East- and west-facing windows generally cause excessive heat gains in the summer and heat losses in the winter, and are usually sized small. Although overhangs are impractical for east- and west-facing windows, vertical shading can be used, or trees and shrubs can be strategically located to shade the windows. Landscaping has other benefits, including natural cooling and protection from the wind.
Windows can now be designed for a number of purposes. Some windows are designed to let the sun's heat in while insulating against the cold, and are ideal for south-facing windows in cold climates. Others are designed to reject the sun's heat while providing insulation, and are ideal for all windows in hot climates and east- and west-facing windows in moderate climates. See section Buying Windows For Energy Efficiency.
Thermal mass-such as tiles, masonry, or even water-filled walls-provides a means of storing the solar energy that enters through the windows. Built into the floors and walls near the south-facing windows, thermal mass will absorb solar energy during the day and keep the house from overheating. At night, the thermal mass will release the heat, keeping the house warm.
An alternate approach is to locate a thermal mass wall on the south-facing side of the house, with glazing on the exterior, separated from the wall by only a few inches. The wall absorbs heat on the sun-facing side and releases it slowly into the living space over the course of the day. Although the wall will block the sunlight, daylighting can still be achieved through narrow windows located above the thermal wall.
For thermal mass to be effective, air must circulate freely through the house to carry the heat from the thermal mass to the places where it is needed. Fans are sometimes used, but natural convection will often circulate the air sufficiently. For instance, a central staircase provides an effective means for allowing hot air to rise, and to complete the circuit, vents between the upper and lower floors along the exterior walls will allow cooler air to flow back to the thermal mass. Doors must be left open for this approach to work.
Figure 19: Passive solar design can greatly reduce the need for heating and cooling.

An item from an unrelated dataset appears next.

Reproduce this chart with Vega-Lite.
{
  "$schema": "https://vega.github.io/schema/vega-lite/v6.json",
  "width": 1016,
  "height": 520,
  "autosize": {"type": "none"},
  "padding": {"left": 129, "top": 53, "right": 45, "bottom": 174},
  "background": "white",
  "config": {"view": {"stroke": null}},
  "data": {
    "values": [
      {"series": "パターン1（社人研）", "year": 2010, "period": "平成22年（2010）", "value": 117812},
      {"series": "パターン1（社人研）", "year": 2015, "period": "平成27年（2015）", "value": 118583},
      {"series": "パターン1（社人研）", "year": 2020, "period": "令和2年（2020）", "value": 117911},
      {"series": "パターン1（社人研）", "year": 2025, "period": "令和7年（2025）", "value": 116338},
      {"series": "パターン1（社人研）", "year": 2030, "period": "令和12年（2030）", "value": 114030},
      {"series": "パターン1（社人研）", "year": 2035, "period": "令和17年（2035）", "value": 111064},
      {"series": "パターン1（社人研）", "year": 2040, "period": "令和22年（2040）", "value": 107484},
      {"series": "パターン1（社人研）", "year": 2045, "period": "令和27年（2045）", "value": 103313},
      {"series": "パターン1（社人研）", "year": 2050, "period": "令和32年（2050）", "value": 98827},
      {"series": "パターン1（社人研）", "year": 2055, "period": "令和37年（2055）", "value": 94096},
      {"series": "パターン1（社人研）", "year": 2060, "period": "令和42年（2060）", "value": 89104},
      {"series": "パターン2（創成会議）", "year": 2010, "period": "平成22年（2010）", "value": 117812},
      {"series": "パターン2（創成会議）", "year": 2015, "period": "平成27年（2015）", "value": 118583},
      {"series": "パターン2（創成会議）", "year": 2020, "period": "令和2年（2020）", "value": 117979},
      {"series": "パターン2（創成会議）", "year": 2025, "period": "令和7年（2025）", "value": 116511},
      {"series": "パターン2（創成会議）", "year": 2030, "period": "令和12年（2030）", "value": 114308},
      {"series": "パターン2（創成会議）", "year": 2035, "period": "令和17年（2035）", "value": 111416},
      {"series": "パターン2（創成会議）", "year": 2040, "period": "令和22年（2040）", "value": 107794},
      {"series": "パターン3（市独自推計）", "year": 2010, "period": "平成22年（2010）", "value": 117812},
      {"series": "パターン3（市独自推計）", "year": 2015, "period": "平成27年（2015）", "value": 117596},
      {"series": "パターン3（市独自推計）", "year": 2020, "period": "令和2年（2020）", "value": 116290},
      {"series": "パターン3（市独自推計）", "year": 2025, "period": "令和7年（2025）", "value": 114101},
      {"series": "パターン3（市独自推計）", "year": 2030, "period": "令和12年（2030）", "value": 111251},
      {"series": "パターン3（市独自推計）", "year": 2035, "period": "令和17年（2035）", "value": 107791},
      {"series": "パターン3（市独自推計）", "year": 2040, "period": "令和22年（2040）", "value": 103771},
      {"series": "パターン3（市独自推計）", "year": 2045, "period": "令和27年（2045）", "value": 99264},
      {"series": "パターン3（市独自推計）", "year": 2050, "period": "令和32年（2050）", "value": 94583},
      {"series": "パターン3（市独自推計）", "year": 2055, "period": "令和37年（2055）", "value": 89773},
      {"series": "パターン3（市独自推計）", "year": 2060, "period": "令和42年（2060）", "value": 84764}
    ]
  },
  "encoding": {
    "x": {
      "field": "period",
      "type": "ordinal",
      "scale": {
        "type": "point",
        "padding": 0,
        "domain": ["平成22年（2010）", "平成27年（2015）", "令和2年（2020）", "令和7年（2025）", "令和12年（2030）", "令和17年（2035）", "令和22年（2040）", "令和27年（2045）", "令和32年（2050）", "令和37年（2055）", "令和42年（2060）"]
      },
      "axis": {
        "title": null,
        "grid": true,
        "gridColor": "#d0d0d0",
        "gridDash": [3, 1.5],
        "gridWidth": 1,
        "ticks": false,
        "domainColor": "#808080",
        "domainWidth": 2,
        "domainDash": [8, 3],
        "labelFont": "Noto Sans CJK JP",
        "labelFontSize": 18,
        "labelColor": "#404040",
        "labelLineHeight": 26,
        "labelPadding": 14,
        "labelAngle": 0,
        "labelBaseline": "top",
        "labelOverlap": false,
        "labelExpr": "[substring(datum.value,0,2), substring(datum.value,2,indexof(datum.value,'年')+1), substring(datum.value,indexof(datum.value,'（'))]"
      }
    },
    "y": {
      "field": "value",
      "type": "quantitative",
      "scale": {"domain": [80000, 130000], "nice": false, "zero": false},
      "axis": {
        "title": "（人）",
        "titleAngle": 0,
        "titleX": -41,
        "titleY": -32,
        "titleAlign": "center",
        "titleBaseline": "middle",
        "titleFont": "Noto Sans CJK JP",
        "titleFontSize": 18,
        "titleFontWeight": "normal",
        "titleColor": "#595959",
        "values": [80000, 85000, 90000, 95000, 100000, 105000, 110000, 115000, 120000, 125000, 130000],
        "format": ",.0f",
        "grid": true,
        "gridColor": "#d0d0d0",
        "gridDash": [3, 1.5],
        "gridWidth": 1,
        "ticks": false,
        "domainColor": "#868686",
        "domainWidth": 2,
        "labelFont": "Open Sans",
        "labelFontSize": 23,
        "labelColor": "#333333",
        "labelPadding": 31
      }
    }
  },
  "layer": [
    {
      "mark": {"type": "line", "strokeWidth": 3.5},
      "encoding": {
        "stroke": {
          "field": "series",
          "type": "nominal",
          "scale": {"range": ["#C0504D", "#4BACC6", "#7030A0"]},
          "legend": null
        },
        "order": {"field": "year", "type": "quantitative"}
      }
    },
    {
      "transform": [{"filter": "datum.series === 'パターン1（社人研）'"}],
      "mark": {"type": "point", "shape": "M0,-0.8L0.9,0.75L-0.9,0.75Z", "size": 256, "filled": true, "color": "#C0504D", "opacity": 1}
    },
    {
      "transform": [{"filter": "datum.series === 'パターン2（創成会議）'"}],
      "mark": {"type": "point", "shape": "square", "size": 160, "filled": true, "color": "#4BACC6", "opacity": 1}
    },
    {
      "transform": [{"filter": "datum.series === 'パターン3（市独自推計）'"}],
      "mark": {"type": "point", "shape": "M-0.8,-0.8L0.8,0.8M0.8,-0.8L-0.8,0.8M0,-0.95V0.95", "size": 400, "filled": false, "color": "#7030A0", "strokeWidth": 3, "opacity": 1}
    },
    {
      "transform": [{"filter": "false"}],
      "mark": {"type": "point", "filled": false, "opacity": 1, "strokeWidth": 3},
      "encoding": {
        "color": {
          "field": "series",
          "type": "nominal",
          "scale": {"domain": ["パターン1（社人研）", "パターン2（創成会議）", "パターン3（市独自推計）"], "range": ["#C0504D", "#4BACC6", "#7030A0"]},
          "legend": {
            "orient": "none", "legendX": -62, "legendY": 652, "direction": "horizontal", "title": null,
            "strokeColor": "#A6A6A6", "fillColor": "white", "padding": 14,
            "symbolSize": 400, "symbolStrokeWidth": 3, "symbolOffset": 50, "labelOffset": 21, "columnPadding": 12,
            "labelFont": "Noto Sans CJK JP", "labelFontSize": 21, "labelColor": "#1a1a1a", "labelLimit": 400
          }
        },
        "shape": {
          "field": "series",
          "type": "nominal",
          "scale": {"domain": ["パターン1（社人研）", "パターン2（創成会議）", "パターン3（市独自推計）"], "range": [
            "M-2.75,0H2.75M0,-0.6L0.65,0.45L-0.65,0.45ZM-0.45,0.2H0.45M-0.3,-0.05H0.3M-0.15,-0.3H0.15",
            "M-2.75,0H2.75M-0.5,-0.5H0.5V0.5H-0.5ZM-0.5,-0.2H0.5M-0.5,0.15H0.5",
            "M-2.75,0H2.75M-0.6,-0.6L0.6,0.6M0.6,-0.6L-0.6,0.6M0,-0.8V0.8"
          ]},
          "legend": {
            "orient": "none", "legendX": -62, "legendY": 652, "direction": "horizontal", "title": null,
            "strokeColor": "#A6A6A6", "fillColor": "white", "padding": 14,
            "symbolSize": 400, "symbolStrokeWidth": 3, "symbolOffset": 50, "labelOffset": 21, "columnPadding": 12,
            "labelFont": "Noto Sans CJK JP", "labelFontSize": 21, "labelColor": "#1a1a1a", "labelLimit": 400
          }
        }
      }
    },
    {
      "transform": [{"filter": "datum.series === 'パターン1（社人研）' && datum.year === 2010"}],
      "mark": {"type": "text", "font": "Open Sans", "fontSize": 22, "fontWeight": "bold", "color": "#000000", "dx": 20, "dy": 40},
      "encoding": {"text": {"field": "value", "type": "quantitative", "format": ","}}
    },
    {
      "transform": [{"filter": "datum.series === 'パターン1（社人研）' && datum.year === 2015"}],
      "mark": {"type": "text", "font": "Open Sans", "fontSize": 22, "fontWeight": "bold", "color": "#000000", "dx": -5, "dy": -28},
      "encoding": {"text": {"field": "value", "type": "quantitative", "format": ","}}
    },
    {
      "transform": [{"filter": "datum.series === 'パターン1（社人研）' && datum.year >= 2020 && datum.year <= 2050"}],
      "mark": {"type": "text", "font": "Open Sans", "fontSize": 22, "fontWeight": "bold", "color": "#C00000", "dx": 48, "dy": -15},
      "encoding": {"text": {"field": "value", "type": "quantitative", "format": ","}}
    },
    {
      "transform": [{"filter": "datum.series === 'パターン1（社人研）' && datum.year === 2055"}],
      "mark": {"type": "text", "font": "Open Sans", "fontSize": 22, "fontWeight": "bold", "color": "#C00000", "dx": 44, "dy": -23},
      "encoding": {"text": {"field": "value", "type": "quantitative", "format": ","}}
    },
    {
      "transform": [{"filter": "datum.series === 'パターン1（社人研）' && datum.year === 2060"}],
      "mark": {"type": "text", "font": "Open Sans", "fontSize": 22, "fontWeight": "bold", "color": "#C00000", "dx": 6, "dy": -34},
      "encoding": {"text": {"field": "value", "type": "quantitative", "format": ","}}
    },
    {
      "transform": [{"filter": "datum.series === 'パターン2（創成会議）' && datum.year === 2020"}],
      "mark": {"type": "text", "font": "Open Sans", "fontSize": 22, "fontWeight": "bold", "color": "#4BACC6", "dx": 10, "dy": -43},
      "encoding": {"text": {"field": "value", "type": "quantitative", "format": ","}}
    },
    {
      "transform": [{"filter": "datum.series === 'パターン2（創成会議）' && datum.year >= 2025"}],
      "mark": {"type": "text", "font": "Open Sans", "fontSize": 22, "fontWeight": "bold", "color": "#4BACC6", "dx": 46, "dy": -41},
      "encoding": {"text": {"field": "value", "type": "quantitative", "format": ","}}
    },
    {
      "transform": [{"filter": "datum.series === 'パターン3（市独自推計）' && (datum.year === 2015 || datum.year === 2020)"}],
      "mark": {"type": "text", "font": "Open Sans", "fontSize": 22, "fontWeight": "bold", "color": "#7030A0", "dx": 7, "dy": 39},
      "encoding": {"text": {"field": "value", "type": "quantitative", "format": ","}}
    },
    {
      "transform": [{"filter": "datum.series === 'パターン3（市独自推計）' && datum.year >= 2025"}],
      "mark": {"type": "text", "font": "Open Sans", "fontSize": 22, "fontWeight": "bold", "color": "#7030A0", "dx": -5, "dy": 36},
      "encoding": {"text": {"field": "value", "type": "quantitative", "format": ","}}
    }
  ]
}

Integrate passive solar heating with daylighting design. A passive solar building that makes use of sunlight as a heating source should also be designed to take advantage of sunlight as a lighting source. However, each use has different design requirements that need to be addressed. In general, passive solar heating benefits from beam sunlight directly striking dark-colored surfaces. Daylighting, on the other hand, benefits from the gentle diffusion of sunlight over large areas of light-colored surfaces. Integrating the two approaches requires an understanding and coordination of daylighting, passive design, electric lighting, and mechanical heating systems and controls.

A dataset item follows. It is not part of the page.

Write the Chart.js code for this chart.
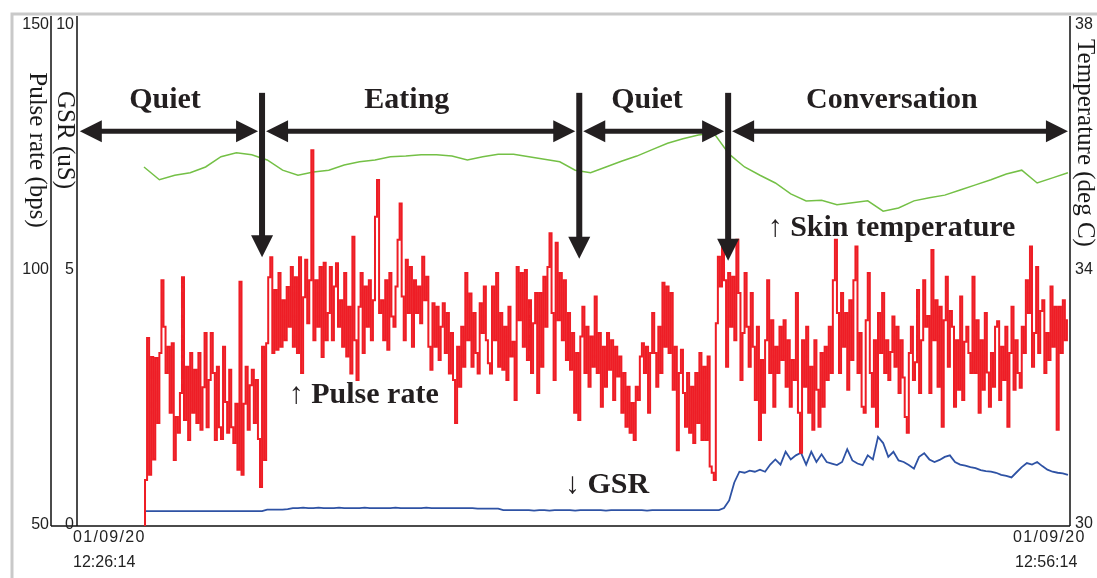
<!DOCTYPE html>
<html>
<head>
<meta charset="utf-8">
<script src="https://cdn.jsdelivr.net/npm/chart.js@4.4.0/dist/chart.umd.min.js"></script>
<style>
  html, body { margin: 0; padding: 0; background: #fff; }
  #wrap { width: 1097px; height: 578px; position: relative; }
</style>
</head>
<body>
<div id="wrap"><canvas id="c" width="1097" height="578"></canvas></div>
<script>
// ---- recorded signals (time in seconds from 12:26:14) ----
const pulseStep = 4;   // s between pulse samples
const pulseRate = [
  50, 59, 86.7, 60, 83, 63, 82.8, 70.1, 83.8, 98,
  88.9, 79.9, 85, 72.1, 85.7, 62.9, 71.3, 68.2, 76, 98.6,
  70.7, 81.1, 66.8, 83.8, 72.1, 80.5, 70.1, 83.8, 68.8, 77.1,
  87.7, 69.3, 78.5, 87.7, 79.9, 66.8, 81.1, 69.3, 67, 85,
  74.2, 68.2, 80.5, 69.3, 66.2, 73.9, 61, 97.7, 60, 73.9,
  81.1, 68.8, 77.5, 80.5, 70.1, 78.5, 67, 57.6, 85, 62.9,
  85.7,
  98.6, 102.5, 83.8, 96.1, 84.4, 99.4, 85, 94.1, 86.3, 96.7,
  88.9, 100.6, 85, 98.6, 83.8, 102.5, 79.9, 94.7, 102, 89.6,
  98, 123.4, 86.3, 98, 88.9, 100.6, 83, 101.4, 86.3, 91.6,
  100.6, 86.3, 96.8, 101.3, 88.9, 94.1, 85, 99.4, 83.1, 92.8,
  79.8, 106.5, 86.3, 78.5, 92.8, 99.4, 83.8, 96.8, 88.9, 98,
  86.3, 94.1, 110.4, 117.6, 91.6, 94.1, 86.3, 98, 84.4, 99.4,
  90.9, 88.9, 96.8, 105.9, 113, 94.8, 86.3, 102, 91.6, 100.6,
  85, 98, 91.6, 96.8, 89.6, 102.6, 94.1, 98.7, 85, 80.5,
  93.5, 85, 92.8, 82.4, 88.9, 93.5, 83.8, 91.6, 79.8, 87.7,
  78.5, 70.1, 85, 77.2, 88.9, 81.1, 99.4, 86.3, 95.4, 81.1,
  91.6, 83.8, 79.8, 93.5, 87.7, 96.8, 86.3, 81.8, 79.8, 96.8,
  86.3, 99.4, 81.1, 91.6, 80.5, 88.9, 78.5, 92.8, 83.1, 86,
  74.6, 100.6, 90.2, 99.4, 85, 100, 82.4, 94.1, 79.9, 89.6,
  95.5, 76, 95.5, 81.1, 98.7, 88.9, 100.6, 107.2, 91.6, 78.5,
  105.3, 90.2, 99.4, 86.3, 98, 82.4, 91.6, 80.5, 87.7, 72.1,
  83.8, 70.7, 87, 92.8, 79.9, 88.9, 77.2, 87, 81.1, 94.8,
  79.9, 87.7, 73.3, 85, 77.2, 87.7, 80.5, 86.3, 74.6, 85,
  79.2, 83.1, 72.1, 79.9, 69.4, 77.2, 68.2, 74, 66.8, 77.2,
  74.6, 83.1, 85.7, 79.9, 85, 72.1, 83.8, 91.6, 83.8, 77.2,
  88.9, 79.9, 97.5, 85, 96.8, 83.8, 95.5, 76.6, 85, 64.8,
  79.9, 84.4, 76, 69.4, 79.9, 68.2, 77.2, 66.2, 79.9, 70.1,
  83.8, 66.8, 81.1, 66.8, 83.1, 61.6, 60.4, 59,
  89.6, 102.6, 96.8, 105.3, 98, 81.1, 99.4, 88.9, 98.7, 86.3,
  105.9, 95.5, 78.5, 87.7, 99.4, 88.9, 81.1, 95.5, 85, 74.6,
  88.9, 66.8, 82.4, 72.1, 86.3, 98, 79.9, 90.2, 73.3, 85,
  79.9, 88.9, 82.4, 90.2, 77.2, 86.3, 73.3, 82.4, 78.5, 95.5,
  72.1, 64.3, 86.3, 77.2, 88.9, 72.1, 81.1, 68.8, 86.3, 76.6,
  69.4, 83.8, 73.3, 85, 78.5, 88.9, 79.9, 98, 105.9, 91.6,
  79.9, 95.5, 85, 91.6, 76.6, 94.1, 82.4, 98, 104.6, 79.9,
  87.7, 73.3, 72.1, 90.2, 99.4, 79.9, 73.3, 86.3, 69.4, 91.6,
  83.8, 95.5, 79.9,
  86.3, 78.5, 84, 90.9, 81.1, 88.9, 76, 86.3, 79, 71.3,
  68.2, 83.8, 88.9, 78.5, 82, 96.1, 76, 86.3, 98, 88.9,
  91, 76, 103.9, 86.3, 94.1, 77.2, 92.8, 69.4, 90.2, 98.7,
  81.1, 92, 88.9, 73.3, 86.3, 76.6, 94.8, 74.6, 86, 88.9,
  83.8, 79.9, 98.7, 79.9, 90.2, 72.1, 86.3, 76.6, 91.6, 80,
  73.3, 83.8, 77.2, 88.9, 90, 74.6, 85, 78.5, 88.9, 69.4,
  83.8, 92.8, 76.6, 86.3, 79.9, 77, 88.9, 83.8, 98, 91.6,
  104.6, 81.1, 87.7, 100.6, 83.8, 92, 94.1, 79.9, 87.7, 82.4,
  96.8, 85, 92.8, 68.8, 92.8, 83.8, 94.1, 86.3, 90.2
];

const gsrStep = 10;    // s between GSR samples
const gsr = [
  0.29, 0.29, 0.29, 0.29, 0.29, 0.29, 0.29, 0.29, 0.29, 0.29,
  0.29, 0.29, 0.29, 0.29, 0.29, 0.29, 0.29, 0.29, 0.29, 0.29,
  0.29, 0.29, 0.29, 0.29, 0.32, 0.32, 0.32, 0.32, 0.33, 0.35,
  0.35, 0.36, 0.35, 0.35, 0.36, 0.35, 0.35, 0.35, 0.36, 0.35,
  0.35, 0.35, 0.35, 0.36, 0.35, 0.35, 0.35, 0.35, 0.35, 0.36,
  0.35, 0.35, 0.35, 0.35, 0.35, 0.36, 0.35, 0.35, 0.35, 0.35,
  0.35, 0.35, 0.35, 0.35, 0.35, 0.34, 0.34, 0.34, 0.34, 0.34,
  0.31, 0.31, 0.31, 0.31, 0.31, 0.31, 0.30, 0.31, 0.31, 0.30,
  0.31, 0.31, 0.31, 0.31, 0.30, 0.31, 0.31, 0.31, 0.31, 0.31,
  0.30, 0.31, 0.31, 0.31, 0.31, 0.31, 0.31, 0.31, 0.30, 0.31,
  0.31, 0.31, 0.31, 0.31, 0.31, 0.31, 0.31, 0.31, 0.31, 0.31,
  0.31, 0.31, 0.31,
  0.35, 0.5, 0.85, 1.06, 1.04, 1.08, 1.06, 1.1, 1.06, 1.2,
  1.3, 1.2, 1.45, 1.3, 1.38, 1.43, 1.2, 1.45, 1.25, 1.4,
  1.25, 1.22, 1.19, 1.25, 1.5, 1.28, 1.22, 1.19, 1.38, 1.3,
  1.74, 1.62, 1.35, 1.45, 1.28, 1.25, 1.19, 1.12, 1.35, 1.42,
  1.3, 1.25, 1.29, 1.35, 1.38, 1.25, 1.2, 1.18, 1.15, 1.13,
  1.09, 1.07, 1.06, 1.04, 1.0, 0.98, 0.95, 1.05, 1.15, 1.23,
  1.2, 1.25, 1.17, 1.1, 1.06, 1.04, 1.03, 1.0
];

const tempStep = 30;   // s between skin temperature samples
const skinTemp = [
  35.61, 35.41, 35.48, 35.52, 35.61, 35.77, 35.83, 35.80, 35.72, 35.56,
  35.48, 35.53, 35.56, 35.64, 35.69, 35.72, 35.77, 35.78, 35.80, 35.80,
  35.78, 35.72, 35.77, 35.81, 35.81, 35.77, 35.73, 35.69, 35.56, 35.52,
  35.61, 35.70, 35.78, 35.88, 35.98, 36.05, 36.11, 36.14, 35.81, 35.61,
  35.48, 35.36, 35.19, 35.08, 35.09, 35.02, 35.05, 35.08, 34.92, 34.97,
  35.08, 35.13, 35.17, 35.25, 35.33, 35.41, 35.50, 35.56, 35.36, 35.44,
  35.52
];

// ---- axes ----
const pulseTicks = [150, 100, 50];
const gsrTicks = [10, 5, 0];
const tempTicks = [38, 34, 30];
const startStamp = ['01/09/20', '12:26:14'];
const endStamp = ['01/09/20', '12:56:14'];

// ---- activity phases (s) ----
const phaseNames = ['Quiet', 'Eating', 'Quiet', 'Conversation'];
const phaseFrom = [-125, 230, 848, 1138];
const phaseTo = [230, 848, 1138, 1800];
const phaseLabelAt = [41, 512, 980, 1457];
const eventTimes = [230, 848, 1138];
const eventTips = [102.5, 102.2, 101.8];

const SERIF = '"Liberation Serif", "Times New Roman", serif';
const SANS = '"Liberation Sans", Arial, sans-serif';
const INK = '#231f20';

const toPoints = (arr, step) => arr.map((v, i) => ({ x: i * step, y: v }));

const decor = {
  id: 'decor',
  beforeDatasetsDraw(chart) {
    const { ctx, chartArea: a, scales } = chart;
    const p = scales.yPulse, g = scales.yGsr;
    ctx.save();
    // outer window frame
    ctx.strokeStyle = '#c9c9c9';
    ctx.lineWidth = 3;
    ctx.beginPath();
    ctx.moveTo(p.left, chart.height);
    ctx.lineTo(p.left, a.top);
    ctx.lineTo(chart.width, a.top);
    ctx.stroke();
    // axis lines
    ctx.strokeStyle = '#111';
    ctx.lineWidth = 1.5;
    ctx.beginPath();
    ctx.moveTo(p.right, a.top + 2); ctx.lineTo(p.right, a.bottom);
    ctx.moveTo(g.right, a.top + 2); ctx.lineTo(g.right, a.bottom);
    ctx.moveTo(a.right, a.top + 2); ctx.lineTo(a.right, a.bottom);
    ctx.moveTo(p.right, a.bottom); ctx.lineTo(a.right, a.bottom);
    ctx.stroke();
    ctx.restore();
  },
  afterDatasetsDraw(chart) {
    const { ctx, chartArea: a, scales } = chart;
    const p = scales.yPulse, g = scales.yGsr, t = scales.yTemp, x = scales.x;
    ctx.save();

    // tick labels
    const tickY = (s, v) => Math.min(Math.max(s.getPixelForValue(v), s.top + 11), s.bottom - 1);
    ctx.font = '16px ' + SANS;
    ctx.fillStyle = '#222';
    ctx.textBaseline = 'middle';
    ctx.textAlign = 'right';
    pulseTicks.forEach(v => ctx.fillText(String(v), p.right - 2, tickY(p, v)));
    gsrTicks.forEach(v => ctx.fillText(String(v), g.right - 3, tickY(g, v)));
    ctx.textAlign = 'left';
    tempTicks.forEach(v => ctx.fillText(String(v), t.left + 5, Math.min(tickY(t, v), t.bottom - 2)));

    // time stamps
    ctx.textAlign = 'left';
    if ('letterSpacing' in ctx) ctx.letterSpacing = '1.3px';
    ctx.fillText(startStamp[0], g.right - 4, a.bottom + 12);
    ctx.fillText(endStamp[0], a.right - 57, a.bottom + 12);
    if ('letterSpacing' in ctx) ctx.letterSpacing = '0px';
    ctx.fillText(startStamp[1], g.right - 4, a.bottom + 37);
    ctx.fillText(endStamp[1], a.right - 55, a.bottom + 37);

    // axis titles, reading downwards
    const vText = (txt, cx, cy) => {
      ctx.save();
      ctx.translate(cx, cy);
      ctx.rotate(Math.PI / 2);
      ctx.textAlign = 'center';
      ctx.textBaseline = 'middle';
      ctx.fillText(txt, 0, 0);
      ctx.restore();
    };
    ctx.fillStyle = '#1a1a1a';
    ctx.font = '25px ' + SERIF;
    vText('Pulse rate (bps)', p.right - 14, 150);
    vText('GSR (uS)', g.right - 12, 140);
    vText('Temperature (deg C)', t.left + 15, 143);

    // phase arrows
    ctx.fillStyle = INK;
    const HL = 22, HW = 11;
    const tri = (x0, y0, x1, y1, x2, y2) => {
      ctx.beginPath(); ctx.moveTo(x0, y0); ctx.lineTo(x1, y1); ctx.lineTo(x2, y2); ctx.closePath(); ctx.fill();
    };
    const armY = p.getPixelForValue(127.1);
    phaseNames.forEach((name, i) => {
      const x1 = x.getPixelForValue(phaseFrom[i]) + (i === 0 ? 0 : 4);
      const x2 = x.getPixelForValue(phaseTo[i]) - (i === phaseNames.length - 1 ? 0 : 4);
      ctx.fillRect(x1 + HL - 1, armY - 2.5, x2 - x1 - 2 * HL + 2, 5);
      tri(x1, armY, x1 + HL, armY - HW, x1 + HL, armY + HW);
      tri(x2, armY, x2 - HL, armY - HW, x2 - HL, armY + HW);
    });
    eventTimes.forEach((tm, i) => {
      const cx = x.getPixelForValue(tm);
      const y1 = p.getPixelForValue(134.6);
      const y2 = p.getPixelForValue(eventTips[i]);
      ctx.fillRect(cx - 3, y1, 6, y2 - y1 - HL + 1);
      tri(cx, y2, cx - HW, y2 - HL, cx + HW, y2 - HL);
    });

    // phase names
    ctx.font = 'bold 30px ' + SERIF;
    ctx.textAlign = 'center';
    ctx.textBaseline = 'alphabetic';
    phaseNames.forEach((name, i) => {
      ctx.fillText(name, x.getPixelForValue(phaseLabelAt[i]), p.getPixelForValue(131.6));
    });

    // series captions
    ctx.textAlign = 'left';
    ctx.fillText('\u2191 Skin temperature', x.getPixelForValue(1215), p.getPixelForValue(106.6));
    ctx.fillText('\u2191 Pulse rate', x.getPixelForValue(282), p.getPixelForValue(74.0));
    ctx.fillText('\u2193 GSR', x.getPixelForValue(820), p.getPixelForValue(56.4));

    ctx.restore();
  }
};

const hiddenAxis = {
  ticks: { display: false },
  grid: { display: false, drawTicks: false },
  border: { display: false },
  title: { display: false }
};

new Chart(document.getElementById('c'), {
  type: 'line',
  data: {
    datasets: [
      {
        label: 'Pulse rate',
        data: toPoints(pulseRate, pulseStep),
        yAxisID: 'yPulse',
        borderColor: '#ee1d25',
        borderWidth: 2,
        pointRadius: 0,
        stepped: 'middle',
        order: 1
      },
      {
        label: 'Skin temperature',
        data: toPoints(skinTemp, tempStep),
        yAxisID: 'yTemp',
        borderColor: '#74c046',
        borderWidth: 1.5,
        pointRadius: 0,
        tension: 0,
        order: 2
      },
      {
        label: 'GSR',
        data: toPoints(gsr, gsrStep),
        yAxisID: 'yGsr',
        borderColor: '#2e52a4',
        borderWidth: 1.8,
        pointRadius: 0,
        tension: 0,
        order: 3
      }
    ]
  },
  options: {
    responsive: false,
    animation: false,
    events: [],
    layout: { padding: { left: 12, top: 14, right: 0, bottom: 52 } },
    plugins: { legend: { display: false }, tooltip: { enabled: false } },
    scales: {
      x: { type: 'linear', min: -130.5, max: 1804, display: false },
      yPulse: Object.assign({ position: 'left', weight: 2, min: 50, max: 150,
        afterFit(s) { s.width = 39; } }, hiddenAxis),
      yGsr: Object.assign({ position: 'left', weight: 1, min: 0, max: 10,
        afterFit(s) { s.width = 26; } }, hiddenAxis),
      yTemp: Object.assign({ position: 'right', min: 30, max: 38,
        afterFit(s) { s.width = 27; } }, hiddenAxis)
    }
  },
  plugins: [decor]
});
</script>
</body>
</html>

Design the building's floor plan to optimize passive solar heating. Orient the solar collection surfaces, for example appropriate glazings in windows and doors, within 15 degrees of true south, if possible. Because of the solar path, the optimum orientation for passive solar buildings is due south. South-facing surfaces do not have to be all along the same wall. For example, clerestory windows can project south sun deep into the back of the building. Both the efficiency of the system and the ability to control shading and summer overheating decline dramatically as the surface shifts away from due south.
Identify appropriate locations for exposure to beam sunlight. Overheating and glare can occur whenever sunlight penetrates directly into a building and must be addressed through proper design. A "direct-gain" space can overheat in full sunlight and is many times brighter than normal indoor lighting, causing intense glare. Generally, rooms and spaces where people stay in one place for more than a few minutes are inappropriate for direct gain systems. Lobbies, atria, or lounges can be located along the south wall where direct sun penetrates. Choose glazings that optimize the desired heat gain, daylighting, and cooling load avoidance.
Avoid glare from low sun angles. In late morning and early afternoon, the sun enters through south-facing windows. The low angle allows the sunbeam to penetrate deep into the building beyond the normal direct-gain area. If the building and occupied spaces are not designed to control the impact of the sun's penetration, the occupants will experience discomfort from glare. Careful sun-angle analysis and design strategies will ensure that these low sun angles are understood and addressed. For example, light shelves can intercept the sun and diffuse the daylight. Workstations can be oriented north-south so that walls or high partitions intercept and diffuse the sun.